=== Available records ===
[BEGIN]

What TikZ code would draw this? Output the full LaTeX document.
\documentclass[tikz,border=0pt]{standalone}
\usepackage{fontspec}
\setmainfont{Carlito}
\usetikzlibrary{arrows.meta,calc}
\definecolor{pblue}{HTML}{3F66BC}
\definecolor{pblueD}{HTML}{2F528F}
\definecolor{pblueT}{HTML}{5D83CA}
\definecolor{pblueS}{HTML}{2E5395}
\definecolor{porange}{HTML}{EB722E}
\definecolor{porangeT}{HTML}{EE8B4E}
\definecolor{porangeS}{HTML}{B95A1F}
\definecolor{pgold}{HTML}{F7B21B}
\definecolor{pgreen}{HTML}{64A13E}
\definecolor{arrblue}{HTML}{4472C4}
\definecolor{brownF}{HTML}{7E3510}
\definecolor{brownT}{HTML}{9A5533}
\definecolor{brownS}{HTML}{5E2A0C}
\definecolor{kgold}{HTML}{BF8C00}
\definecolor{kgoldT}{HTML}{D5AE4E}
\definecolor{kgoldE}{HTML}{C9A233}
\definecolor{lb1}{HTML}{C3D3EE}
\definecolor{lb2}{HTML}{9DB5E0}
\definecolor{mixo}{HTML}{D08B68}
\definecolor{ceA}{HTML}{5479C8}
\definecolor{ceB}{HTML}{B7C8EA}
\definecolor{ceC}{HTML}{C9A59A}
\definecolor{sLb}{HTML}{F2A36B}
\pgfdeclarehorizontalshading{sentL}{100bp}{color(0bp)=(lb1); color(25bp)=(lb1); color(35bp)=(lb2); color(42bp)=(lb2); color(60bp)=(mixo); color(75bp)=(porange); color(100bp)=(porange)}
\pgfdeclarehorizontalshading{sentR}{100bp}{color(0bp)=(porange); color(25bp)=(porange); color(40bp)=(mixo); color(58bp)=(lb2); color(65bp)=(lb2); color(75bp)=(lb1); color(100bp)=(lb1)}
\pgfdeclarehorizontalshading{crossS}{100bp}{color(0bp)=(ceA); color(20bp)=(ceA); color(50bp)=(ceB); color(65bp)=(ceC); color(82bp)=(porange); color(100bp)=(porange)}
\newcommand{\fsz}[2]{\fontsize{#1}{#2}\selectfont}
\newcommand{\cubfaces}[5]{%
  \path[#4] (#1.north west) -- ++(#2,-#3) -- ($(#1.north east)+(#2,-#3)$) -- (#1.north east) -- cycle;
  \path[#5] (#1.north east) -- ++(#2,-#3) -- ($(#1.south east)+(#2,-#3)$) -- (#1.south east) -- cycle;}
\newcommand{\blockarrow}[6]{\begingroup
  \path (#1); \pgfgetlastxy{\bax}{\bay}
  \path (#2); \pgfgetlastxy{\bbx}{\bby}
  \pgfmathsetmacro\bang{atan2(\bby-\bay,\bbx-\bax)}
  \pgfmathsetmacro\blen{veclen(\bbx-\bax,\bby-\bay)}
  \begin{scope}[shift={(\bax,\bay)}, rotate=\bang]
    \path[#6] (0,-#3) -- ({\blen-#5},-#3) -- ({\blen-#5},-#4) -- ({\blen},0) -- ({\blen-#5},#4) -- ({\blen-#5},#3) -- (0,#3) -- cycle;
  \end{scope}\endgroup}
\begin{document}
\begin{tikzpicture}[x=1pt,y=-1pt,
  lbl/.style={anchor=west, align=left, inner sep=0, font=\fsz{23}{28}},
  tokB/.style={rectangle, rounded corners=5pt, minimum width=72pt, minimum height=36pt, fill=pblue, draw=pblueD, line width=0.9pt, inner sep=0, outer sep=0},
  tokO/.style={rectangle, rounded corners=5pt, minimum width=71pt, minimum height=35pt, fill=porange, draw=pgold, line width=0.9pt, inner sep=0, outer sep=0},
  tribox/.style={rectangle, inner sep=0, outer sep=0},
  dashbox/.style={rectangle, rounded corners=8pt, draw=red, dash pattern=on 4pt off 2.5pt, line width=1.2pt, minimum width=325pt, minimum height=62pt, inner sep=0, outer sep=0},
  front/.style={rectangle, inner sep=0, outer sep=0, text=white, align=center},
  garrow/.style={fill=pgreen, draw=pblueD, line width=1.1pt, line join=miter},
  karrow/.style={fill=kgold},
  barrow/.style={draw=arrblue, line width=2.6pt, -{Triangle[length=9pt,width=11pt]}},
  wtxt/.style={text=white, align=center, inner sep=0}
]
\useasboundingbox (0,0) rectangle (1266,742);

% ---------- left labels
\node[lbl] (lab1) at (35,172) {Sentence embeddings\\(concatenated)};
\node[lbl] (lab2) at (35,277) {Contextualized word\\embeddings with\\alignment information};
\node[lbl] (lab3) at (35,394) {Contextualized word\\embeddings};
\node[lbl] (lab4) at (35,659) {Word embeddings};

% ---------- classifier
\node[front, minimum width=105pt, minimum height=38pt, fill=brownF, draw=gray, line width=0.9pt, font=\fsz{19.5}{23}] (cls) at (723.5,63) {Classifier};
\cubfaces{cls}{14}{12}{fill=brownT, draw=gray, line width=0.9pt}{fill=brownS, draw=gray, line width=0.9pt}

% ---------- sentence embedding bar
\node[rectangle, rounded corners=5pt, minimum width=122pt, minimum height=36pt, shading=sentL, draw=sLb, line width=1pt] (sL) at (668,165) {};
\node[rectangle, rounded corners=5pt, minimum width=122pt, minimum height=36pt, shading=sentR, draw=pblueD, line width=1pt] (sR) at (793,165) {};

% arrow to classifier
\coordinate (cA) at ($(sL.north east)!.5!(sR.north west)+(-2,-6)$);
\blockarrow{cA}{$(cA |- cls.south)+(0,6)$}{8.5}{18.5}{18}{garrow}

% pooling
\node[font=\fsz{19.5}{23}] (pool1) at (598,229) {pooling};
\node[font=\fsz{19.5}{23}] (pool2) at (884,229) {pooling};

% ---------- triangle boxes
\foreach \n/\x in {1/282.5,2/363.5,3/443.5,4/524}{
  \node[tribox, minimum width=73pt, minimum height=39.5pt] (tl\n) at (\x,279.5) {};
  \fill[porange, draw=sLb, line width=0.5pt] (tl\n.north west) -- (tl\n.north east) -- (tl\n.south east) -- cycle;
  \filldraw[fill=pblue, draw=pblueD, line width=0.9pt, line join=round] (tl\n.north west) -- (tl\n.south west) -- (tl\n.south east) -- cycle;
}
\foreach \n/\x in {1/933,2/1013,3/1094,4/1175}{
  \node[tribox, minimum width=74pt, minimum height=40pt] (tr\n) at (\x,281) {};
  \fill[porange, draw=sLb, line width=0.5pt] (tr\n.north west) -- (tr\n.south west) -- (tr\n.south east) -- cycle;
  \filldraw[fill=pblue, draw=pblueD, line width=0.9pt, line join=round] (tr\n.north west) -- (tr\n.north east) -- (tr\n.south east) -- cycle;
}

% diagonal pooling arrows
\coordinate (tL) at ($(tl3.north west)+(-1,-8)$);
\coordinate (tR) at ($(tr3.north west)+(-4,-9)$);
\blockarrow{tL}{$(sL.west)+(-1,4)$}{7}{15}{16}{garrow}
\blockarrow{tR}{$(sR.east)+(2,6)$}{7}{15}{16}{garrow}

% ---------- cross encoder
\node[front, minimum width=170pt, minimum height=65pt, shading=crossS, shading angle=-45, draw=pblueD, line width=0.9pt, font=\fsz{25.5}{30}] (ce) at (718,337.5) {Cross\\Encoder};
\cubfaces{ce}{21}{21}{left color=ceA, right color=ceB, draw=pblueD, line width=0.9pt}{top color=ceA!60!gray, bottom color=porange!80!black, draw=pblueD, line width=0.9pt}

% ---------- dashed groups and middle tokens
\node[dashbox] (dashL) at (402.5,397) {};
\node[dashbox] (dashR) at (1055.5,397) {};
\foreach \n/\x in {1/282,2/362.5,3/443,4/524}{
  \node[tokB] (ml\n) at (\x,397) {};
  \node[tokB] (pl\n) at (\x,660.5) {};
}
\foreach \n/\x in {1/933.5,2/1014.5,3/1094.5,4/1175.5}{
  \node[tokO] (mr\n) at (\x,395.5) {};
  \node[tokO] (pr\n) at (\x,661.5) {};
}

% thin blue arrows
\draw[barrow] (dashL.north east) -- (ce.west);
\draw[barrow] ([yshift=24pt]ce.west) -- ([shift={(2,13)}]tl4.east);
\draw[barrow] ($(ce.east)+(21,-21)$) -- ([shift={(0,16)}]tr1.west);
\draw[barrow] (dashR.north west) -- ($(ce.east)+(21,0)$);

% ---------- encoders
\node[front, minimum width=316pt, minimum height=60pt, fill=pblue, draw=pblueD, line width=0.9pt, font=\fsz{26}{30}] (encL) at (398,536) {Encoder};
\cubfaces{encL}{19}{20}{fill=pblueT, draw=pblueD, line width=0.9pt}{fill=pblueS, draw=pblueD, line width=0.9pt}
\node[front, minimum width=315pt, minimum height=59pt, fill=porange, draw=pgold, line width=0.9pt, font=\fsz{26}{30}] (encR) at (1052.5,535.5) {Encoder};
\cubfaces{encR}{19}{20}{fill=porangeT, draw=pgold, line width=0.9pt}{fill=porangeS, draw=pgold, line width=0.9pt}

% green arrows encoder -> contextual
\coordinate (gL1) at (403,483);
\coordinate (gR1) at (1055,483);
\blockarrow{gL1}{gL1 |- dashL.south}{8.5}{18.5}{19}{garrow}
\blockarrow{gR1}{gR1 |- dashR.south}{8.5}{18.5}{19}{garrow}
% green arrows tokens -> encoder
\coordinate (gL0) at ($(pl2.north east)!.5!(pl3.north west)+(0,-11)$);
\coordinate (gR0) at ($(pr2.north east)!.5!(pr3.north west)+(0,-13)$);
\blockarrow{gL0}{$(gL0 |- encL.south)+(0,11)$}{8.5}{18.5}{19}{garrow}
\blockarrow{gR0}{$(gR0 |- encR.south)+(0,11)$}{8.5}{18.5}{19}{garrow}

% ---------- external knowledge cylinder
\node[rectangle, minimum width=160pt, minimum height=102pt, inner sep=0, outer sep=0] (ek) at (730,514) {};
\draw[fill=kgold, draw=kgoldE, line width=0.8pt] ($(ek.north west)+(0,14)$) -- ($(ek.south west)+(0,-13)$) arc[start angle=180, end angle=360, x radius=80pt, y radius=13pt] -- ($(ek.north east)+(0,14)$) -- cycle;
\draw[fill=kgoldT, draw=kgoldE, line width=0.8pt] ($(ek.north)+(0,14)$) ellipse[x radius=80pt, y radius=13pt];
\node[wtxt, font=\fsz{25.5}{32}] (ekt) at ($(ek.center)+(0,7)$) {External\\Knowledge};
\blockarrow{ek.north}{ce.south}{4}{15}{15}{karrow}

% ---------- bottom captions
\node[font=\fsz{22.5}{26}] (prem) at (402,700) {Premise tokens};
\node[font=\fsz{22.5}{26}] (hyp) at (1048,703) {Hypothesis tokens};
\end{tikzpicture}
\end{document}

[END]
[BEGIN]

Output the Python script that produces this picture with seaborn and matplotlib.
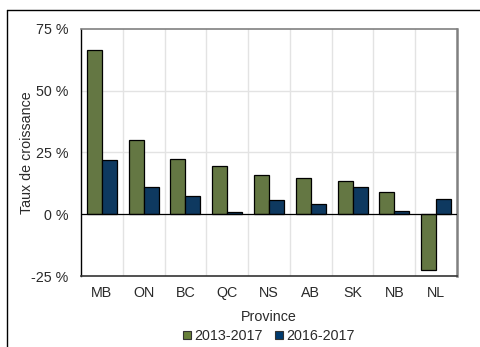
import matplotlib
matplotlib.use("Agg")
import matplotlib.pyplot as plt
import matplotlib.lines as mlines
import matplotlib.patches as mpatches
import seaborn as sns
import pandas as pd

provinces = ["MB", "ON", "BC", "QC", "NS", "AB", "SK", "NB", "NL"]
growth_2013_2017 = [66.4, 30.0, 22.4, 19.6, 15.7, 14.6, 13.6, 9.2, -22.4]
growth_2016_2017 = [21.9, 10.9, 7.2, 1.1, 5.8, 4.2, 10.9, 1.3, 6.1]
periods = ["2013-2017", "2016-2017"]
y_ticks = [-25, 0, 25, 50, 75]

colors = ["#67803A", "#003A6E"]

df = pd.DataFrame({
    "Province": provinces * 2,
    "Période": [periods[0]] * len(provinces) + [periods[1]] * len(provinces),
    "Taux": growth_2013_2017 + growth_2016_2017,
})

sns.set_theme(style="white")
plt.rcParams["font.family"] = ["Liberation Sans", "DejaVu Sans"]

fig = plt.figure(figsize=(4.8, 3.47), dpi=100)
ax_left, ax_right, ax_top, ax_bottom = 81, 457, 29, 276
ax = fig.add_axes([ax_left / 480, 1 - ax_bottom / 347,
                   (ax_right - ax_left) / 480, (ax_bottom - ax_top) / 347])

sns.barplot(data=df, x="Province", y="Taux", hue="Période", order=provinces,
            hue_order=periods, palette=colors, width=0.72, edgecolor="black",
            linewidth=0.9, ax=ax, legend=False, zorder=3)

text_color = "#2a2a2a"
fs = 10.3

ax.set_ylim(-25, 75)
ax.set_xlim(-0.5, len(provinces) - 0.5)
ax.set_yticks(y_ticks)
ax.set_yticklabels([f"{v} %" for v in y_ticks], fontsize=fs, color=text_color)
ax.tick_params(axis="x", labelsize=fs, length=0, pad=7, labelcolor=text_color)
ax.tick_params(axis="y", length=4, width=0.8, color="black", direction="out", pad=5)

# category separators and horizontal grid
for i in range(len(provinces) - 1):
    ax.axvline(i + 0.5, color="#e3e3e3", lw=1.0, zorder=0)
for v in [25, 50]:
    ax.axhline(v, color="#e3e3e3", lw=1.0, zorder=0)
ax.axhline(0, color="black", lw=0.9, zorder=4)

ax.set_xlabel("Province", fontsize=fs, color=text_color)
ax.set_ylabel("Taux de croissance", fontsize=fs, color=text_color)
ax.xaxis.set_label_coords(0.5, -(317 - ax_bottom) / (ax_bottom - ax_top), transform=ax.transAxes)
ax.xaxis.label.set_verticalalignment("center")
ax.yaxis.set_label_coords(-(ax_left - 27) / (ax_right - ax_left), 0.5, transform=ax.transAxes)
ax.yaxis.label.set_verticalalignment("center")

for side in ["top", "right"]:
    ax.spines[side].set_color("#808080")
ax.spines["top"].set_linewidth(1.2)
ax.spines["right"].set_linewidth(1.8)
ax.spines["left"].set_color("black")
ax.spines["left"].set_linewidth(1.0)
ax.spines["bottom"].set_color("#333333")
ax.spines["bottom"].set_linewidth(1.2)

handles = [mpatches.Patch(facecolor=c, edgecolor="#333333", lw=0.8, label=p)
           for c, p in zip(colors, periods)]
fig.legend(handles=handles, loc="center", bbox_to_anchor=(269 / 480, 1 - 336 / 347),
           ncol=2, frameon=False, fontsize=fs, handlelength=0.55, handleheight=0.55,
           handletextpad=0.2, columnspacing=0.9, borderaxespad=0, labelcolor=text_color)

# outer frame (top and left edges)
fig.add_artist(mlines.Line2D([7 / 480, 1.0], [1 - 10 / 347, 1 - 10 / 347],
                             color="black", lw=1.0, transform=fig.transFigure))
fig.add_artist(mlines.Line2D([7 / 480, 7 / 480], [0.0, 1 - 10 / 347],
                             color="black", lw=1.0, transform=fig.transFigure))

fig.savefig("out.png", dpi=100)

[END]

Copy each line of the records containing the string "matplotlib".

=== Result of the task ===
Output the Python script that produces this picture with seaborn and matplotlib.
import matplotlib
matplotlib.use("Agg")
import matplotlib.pyplot as plt
import matplotlib.lines as mlines
import matplotlib.patches as mpatches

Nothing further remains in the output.